Born in 1946 in Maharashtra and studied painting at the Sir J.J. School of Art, where he later taught between 1972 and 1994. His standing as a teacher is considerable, he continues to live and work in Bombay. Kolte demonstrates a rare commitment to the abstract and modernist idiom in the face of current trends and fashions. Kolte’s early work owed much to Paul Klee, in terms of motif and also in thinking, ‘Nature is not what you see, but what you don’t see; what you see is only the aftermath, for nature has already moved on hence the forms of nature’.
Kolte's work reflects the synthesis of abstraction and subjective expressiveness and could, therefore, be signified under the genre of abstract expressionism. The quest beyond form in the uncharted formless underlies his work.
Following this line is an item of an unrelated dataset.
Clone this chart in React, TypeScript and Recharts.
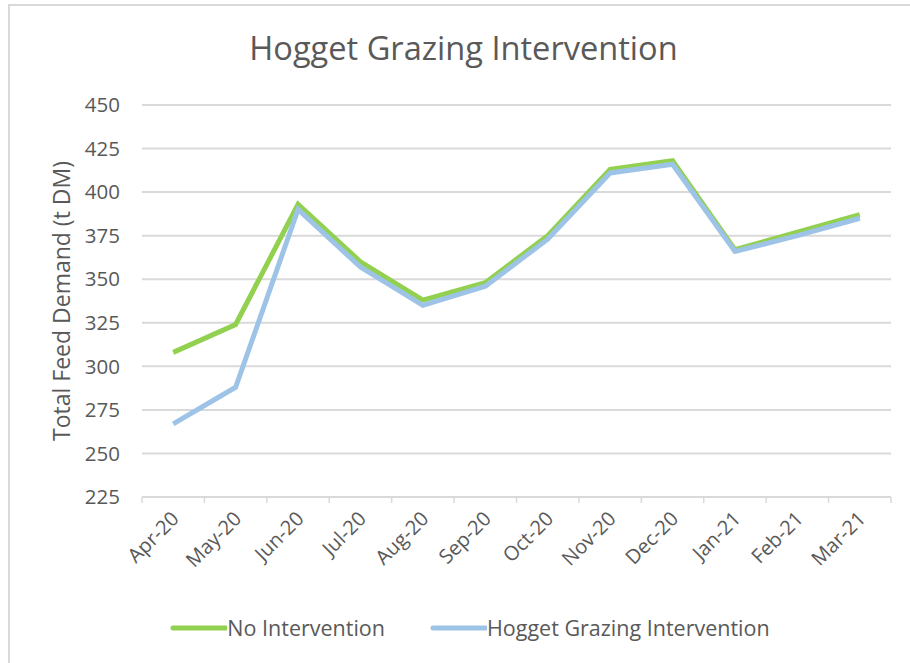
import { LineChart, Line, XAxis, YAxis, CartesianGrid } from "recharts";

const months = [
  "Apr-20", "May-20", "Jun-20", "Jul-20", "Aug-20", "Sep-20",
  "Oct-20", "Nov-20", "Dec-20", "Jan-21", "Feb-21", "Mar-21",
];
const noIntervention = [308, 324, 393, 360, 338, 348, 375, 413, 418, 367, 377, 387];
const hoggetGrazing = [267, 288, 390, 357, 335, 346, 373, 411, 416, 366, 375, 385];
const yTicks = [225, 250, 275, 300, 325, 350, 375, 400, 425, 450];

const data = months.map((m, i) => ({
  month: m,
  none: noIntervention[i],
  hogget: hoggetGrazing[i],
}));

const FONT = "'Open Sans', Lato, sans-serif";
const TEXT = "#595959";
const GRID = "#d9d9d9";
const GREEN = "#92d050";
const BLUE = "#9dc3e6";

const PLOT_LEFT = 142;
const PLOT_RIGHT = 891;
const BAND = (PLOT_RIGHT - PLOT_LEFT) / months.length;

function MonthTick(props: any) {
  const { x, y, payload, index } = props;
  const half = BAND / 2;
  const tx = x + 7;
  const ty = y + 15;
  return (
    <g>
      <line x1={x - half} y1={y - 8} x2={x - half} y2={y - 2} stroke={GRID} strokeWidth={1.5} />
      {index === months.length - 1 && (
        <line x1={x + half} y1={y - 8} x2={x + half} y2={y - 2} stroke={GRID} strokeWidth={1.5} />
      )}
      <text
        x={tx}
        y={ty}
        textAnchor="end"
        fill={TEXT}
        fontSize={20}
        fontFamily={FONT}
        transform={`rotate(-45, ${tx}, ${ty})`}
      >
        {payload.value}
      </text>
    </g>
  );
}

function ChartLegend() {
  const items = [
    { label: "No Intervention", color: GREEN },
    { label: "Hogget Grazing Intervention", color: BLUE },
  ];
  return (
    <div
      style={{
        position: "absolute",
        top: 613,
        left: 0,
        width: 940,
        display: "flex",
        justifyContent: "center",
        gap: 45,
        fontFamily: FONT,
      }}
    >
      {items.map((it) => (
        <div key={it.label} style={{ display: "flex", alignItems: "center" }}>
          <svg width={57} height={10}>
            <line x1={3} y1={5} x2={56} y2={5} stroke={it.color} strokeWidth={5} strokeLinecap="round" />
          </svg>
          <span style={{ fontSize: 21.5, color: TEXT }}>{it.label}</span>
        </div>
      ))}
    </div>
  );
}

export default function App() {
  return (
    <div style={{ position: "absolute", left: 0, top: 0, width: 910, height: 663, background: "#fff" }}>
      <div
        style={{
          position: "absolute",
          left: 8,
          top: 4,
          right: 0,
          bottom: 0,
          borderTop: `2px solid ${GRID}`,
          borderLeft: `2px solid ${GRID}`,
        }}
      />
      <div
        style={{
          position: "absolute",
          top: 25,
          left: 0,
          width: 927,
          textAlign: "center",
          fontFamily: FONT,
          fontSize: 32.6,
          color: TEXT,
        }}
      >
        Hogget Grazing Intervention
      </div>
      <LineChart
        width={910}
        height={663}
        data={data}
        margin={{ top: 105, right: 910 - PLOT_RIGHT, left: 0, bottom: 96 }}
        style={{ position: "absolute", left: 0, top: 0 }}
      >
        <CartesianGrid vertical={false} stroke={GRID} strokeWidth={2} />
        <XAxis
          dataKey="month"
          tickLine={false}
          axisLine={{ stroke: GRID, strokeWidth: 2 }}
          tick={<MonthTick />}
          interval={0}
          height={70}
          padding={{ left: BAND / 2, right: BAND / 2 }}
        />
        <YAxis
          width={PLOT_LEFT}
          domain={[225, 450]}
          ticks={yTicks}
          axisLine={false}
          tickLine={false}
          tickMargin={16}
          tick={{ fill: TEXT, fontSize: 20.5, fontFamily: FONT }}
          label={{
            value: "Total Feed Demand (t DM)",
            angle: -90,
            position: "center",
            dx: -9,
            fill: TEXT,
            fontSize: 23,
            fontFamily: FONT,
          }}
        />
        <Line
          dataKey="none"
          name="No Intervention"
          stroke={GREEN}
          strokeWidth={5}
          dot={false}
          isAnimationActive={false}
        />
        <Line
          dataKey="hogget"
          name="Hogget Grazing Intervention"
          stroke={BLUE}
          strokeWidth={5}
          dot={false}
          isAnimationActive={false}
        />
      </LineChart>
      <ChartLegend />
    </div>
  );
}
Reflecting this mode of interfacing ideas Kolte's view remains multi-dimensional. As an artist he apprehends his environment with a deep and subtle extra-sensory perception that permeates his work. In his mind, space in itself has no dimension, no theme governing it. It just is.
Kolte provides trajectories for the viewer to transcend his or her personal objective world and enter these painterly abstractions by occasionally permitting the appearance of traceries of geometric shapes and fossil like imprints in his compositions. Chance windows are left ajar between drippings of colours. They constitute a hallmark of his work and provide the viewer with a fleeing glimpse of Kolte's creative idiom and vision.
Kolte’s works are a part of major private and corporate collections both in India and Overseas. His paintings are also in the permanent collection of several leading museums globally. His works appear regularly at Indian and International Auctions, where they do sell at prices far beyond the estimates due to Kolte’s international appeal.
Prabhakar Kolte is India’s leading abstractionist and is at the helm of Indian Contemporary Art.